Footpaths under maintenance funding pressure

Local authorities are fighting to keep on top of the maintenance needs of public rights of way alongside a backdrop of increased public expectations, council place directors have said.

The findings come from the Association of Directors of Environment, Economy, Planning and Transport (ADEPT) third survey on the impact of COVID-19 on public rights of way.


ADEPT said authorities are also experiencing increased claims for unrecorded routes due to the proposed 2026 historic cut off set out in the Countryside and Rights of Way Act 2000.

The survey revealed that the average existing backlog of claims to amend the definitive map (the legal record of public rights of way) was 62 per authority. The average time to clear these backlogs with existing resource levels is estimated at 16 years.

Shona Butter, chair of ADEPT’s Public Rights of Way Group said: ‘Our Public Rights of Way Officers are responsible for a wide range of countryside services and we do not have enough staff even to manage existing works. Services have been hit by year on year budget cuts, so ADEPT would like to see more support for capital schemes and greater long-term funding certainty.’

The survey ran from mid-January until the end of February 2021 and saw 85% of respondents reporting an increase in numbers using the public rights of way network, although some reported that numbers were lower than during the first lockdown in Spring 2020.

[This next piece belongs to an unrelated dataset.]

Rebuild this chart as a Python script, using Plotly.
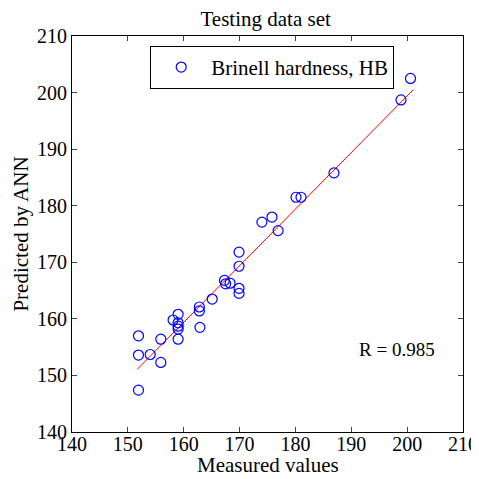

Respondents also reported a backlog of maintenance work on infrastructure such as bridges and gates, which has built up due to COVID-19 restrictions. Many reported that increased use and wet weather had created surface damage to footpaths.

This increase in use was cited by 62% of respondents as their top concern, with 52% naming budget and 45% citing lack of staff and resource. Increased budget was also cited as one of the top measures needed to support services, with 62% referring to long-term funding certainty.

Respondents also cited modification orders and deregulation, planning applications, climate and weather.

Rights of Way Officers from over 68 local authorities and nine national parks authorities across England and Wales responded to the survey, which was designed with the Institute of Public Rights of Way and Access Management (IPROW).

Chris Miller, president of IPROW, said: ‘The significant increases in use combined with the winter weather has left authorities fighting to keep on top of the required maintenance for paths alongside a backdrop of increased public expectations. Many authorities will need significant financial investment to ensure that the wide variety of benefits from outdoor access can be realised.’